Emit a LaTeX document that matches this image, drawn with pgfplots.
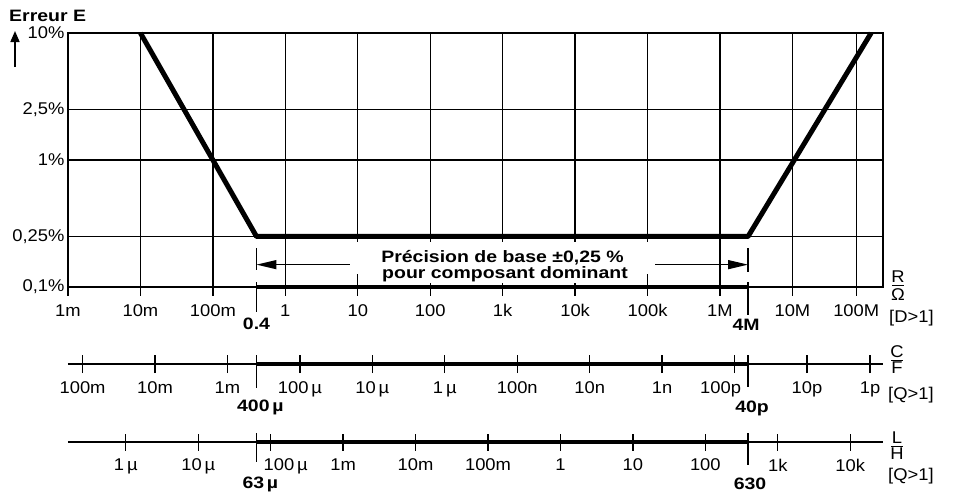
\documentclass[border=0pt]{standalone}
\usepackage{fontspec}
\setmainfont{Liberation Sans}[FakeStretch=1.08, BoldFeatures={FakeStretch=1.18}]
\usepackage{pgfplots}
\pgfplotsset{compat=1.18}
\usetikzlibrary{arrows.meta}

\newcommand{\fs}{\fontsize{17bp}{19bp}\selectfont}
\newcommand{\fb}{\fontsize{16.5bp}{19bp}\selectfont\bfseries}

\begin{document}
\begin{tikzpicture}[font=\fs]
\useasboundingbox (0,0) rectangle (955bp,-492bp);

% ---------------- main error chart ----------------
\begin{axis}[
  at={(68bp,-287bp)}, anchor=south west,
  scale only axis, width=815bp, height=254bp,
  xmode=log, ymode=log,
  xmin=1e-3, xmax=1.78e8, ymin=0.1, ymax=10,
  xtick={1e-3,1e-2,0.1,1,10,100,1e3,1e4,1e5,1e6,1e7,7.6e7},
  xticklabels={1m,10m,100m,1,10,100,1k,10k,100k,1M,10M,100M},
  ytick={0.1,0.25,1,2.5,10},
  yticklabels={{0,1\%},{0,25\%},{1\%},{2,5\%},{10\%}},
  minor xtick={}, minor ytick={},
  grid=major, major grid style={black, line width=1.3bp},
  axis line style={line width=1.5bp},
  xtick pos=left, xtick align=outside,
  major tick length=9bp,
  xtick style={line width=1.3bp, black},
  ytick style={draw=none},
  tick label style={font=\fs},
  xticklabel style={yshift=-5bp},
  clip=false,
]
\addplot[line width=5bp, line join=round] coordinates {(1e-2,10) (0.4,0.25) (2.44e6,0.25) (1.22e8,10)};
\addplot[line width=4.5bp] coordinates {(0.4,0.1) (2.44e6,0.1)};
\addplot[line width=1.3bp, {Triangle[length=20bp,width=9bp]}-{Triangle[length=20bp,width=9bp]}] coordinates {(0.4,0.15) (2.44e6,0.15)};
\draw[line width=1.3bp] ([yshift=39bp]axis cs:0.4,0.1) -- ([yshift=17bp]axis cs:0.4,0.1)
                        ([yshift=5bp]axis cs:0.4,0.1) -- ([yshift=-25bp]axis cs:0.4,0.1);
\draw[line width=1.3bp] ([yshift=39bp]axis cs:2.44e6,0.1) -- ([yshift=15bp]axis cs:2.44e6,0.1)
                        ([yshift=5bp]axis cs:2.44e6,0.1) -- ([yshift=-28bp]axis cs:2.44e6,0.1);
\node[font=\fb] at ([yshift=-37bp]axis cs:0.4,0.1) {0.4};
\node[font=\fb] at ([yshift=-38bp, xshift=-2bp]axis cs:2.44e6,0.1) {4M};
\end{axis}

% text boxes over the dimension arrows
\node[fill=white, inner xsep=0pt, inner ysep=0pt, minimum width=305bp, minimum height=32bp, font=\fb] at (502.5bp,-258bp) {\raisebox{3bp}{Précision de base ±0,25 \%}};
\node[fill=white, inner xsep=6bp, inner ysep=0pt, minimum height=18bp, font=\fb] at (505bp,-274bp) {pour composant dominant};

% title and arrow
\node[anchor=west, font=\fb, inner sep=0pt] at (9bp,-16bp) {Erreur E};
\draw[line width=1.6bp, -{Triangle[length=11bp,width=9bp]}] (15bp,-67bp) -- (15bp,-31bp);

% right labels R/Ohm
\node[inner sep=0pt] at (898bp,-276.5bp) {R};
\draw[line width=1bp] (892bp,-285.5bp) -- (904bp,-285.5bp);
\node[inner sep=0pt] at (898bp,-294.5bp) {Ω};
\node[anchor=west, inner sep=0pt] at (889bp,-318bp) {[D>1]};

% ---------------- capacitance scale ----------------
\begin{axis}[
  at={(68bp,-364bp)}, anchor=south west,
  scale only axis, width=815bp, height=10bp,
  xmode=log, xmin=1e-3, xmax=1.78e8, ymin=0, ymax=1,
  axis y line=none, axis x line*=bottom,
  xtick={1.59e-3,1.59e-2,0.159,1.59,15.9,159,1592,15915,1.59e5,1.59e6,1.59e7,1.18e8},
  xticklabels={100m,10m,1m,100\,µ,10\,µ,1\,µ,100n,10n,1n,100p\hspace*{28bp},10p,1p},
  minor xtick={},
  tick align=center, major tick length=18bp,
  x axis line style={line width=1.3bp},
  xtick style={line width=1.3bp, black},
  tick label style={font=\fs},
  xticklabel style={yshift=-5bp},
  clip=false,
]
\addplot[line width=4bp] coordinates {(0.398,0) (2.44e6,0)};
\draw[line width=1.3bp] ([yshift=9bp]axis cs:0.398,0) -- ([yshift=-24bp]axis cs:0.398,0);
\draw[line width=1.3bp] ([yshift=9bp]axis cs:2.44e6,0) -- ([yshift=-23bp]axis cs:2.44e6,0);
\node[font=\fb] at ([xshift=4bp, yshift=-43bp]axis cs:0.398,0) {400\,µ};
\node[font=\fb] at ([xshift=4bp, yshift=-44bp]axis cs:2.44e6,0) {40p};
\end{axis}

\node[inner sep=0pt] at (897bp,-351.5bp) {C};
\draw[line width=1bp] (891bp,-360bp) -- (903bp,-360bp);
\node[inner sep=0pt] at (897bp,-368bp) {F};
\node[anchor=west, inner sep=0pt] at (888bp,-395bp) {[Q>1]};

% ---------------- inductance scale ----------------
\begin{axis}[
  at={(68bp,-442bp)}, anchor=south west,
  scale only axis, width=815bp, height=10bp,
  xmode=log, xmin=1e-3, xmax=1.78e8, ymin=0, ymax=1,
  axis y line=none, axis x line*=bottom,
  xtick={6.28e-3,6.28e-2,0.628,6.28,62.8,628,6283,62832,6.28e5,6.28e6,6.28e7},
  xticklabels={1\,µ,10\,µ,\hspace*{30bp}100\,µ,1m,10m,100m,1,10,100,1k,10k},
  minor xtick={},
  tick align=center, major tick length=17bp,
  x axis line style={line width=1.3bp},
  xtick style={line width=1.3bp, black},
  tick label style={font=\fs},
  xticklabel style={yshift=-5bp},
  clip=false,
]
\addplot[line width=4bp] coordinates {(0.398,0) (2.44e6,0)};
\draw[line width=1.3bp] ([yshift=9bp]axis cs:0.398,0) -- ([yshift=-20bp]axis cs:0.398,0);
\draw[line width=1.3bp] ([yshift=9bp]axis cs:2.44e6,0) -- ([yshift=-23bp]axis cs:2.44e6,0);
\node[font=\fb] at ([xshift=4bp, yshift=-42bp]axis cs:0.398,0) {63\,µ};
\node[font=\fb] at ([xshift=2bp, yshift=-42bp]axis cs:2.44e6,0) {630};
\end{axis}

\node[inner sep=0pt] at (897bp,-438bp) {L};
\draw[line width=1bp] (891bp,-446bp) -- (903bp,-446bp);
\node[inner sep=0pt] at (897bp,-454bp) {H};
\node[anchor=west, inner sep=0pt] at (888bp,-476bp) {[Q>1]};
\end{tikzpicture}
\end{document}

· · · ·

- _Task instructions_
Every line from the start of the listing above through the line with "(0,0) rectangle (955bp,-492bp);" should be repeated exactly; skip the pictures and add nothing else.

- _Written answer_
Emit a LaTeX document that matches this image, drawn with pgfplots.
\documentclass[border=0pt]{standalone}
\usepackage{fontspec}
\setmainfont{Liberation Sans}[FakeStretch=1.08, BoldFeatures={FakeStretch=1.18}]
\usepackage{pgfplots}
\pgfplotsset{compat=1.18}
\usetikzlibrary{arrows.meta}

\newcommand{\fs}{\fontsize{17bp}{19bp}\selectfont}
\newcommand{\fb}{\fontsize{16.5bp}{19bp}\selectfont\bfseries}

\begin{document}
\begin{tikzpicture}[font=\fs]
\useasboundingbox (0,0) rectangle (955bp,-492bp);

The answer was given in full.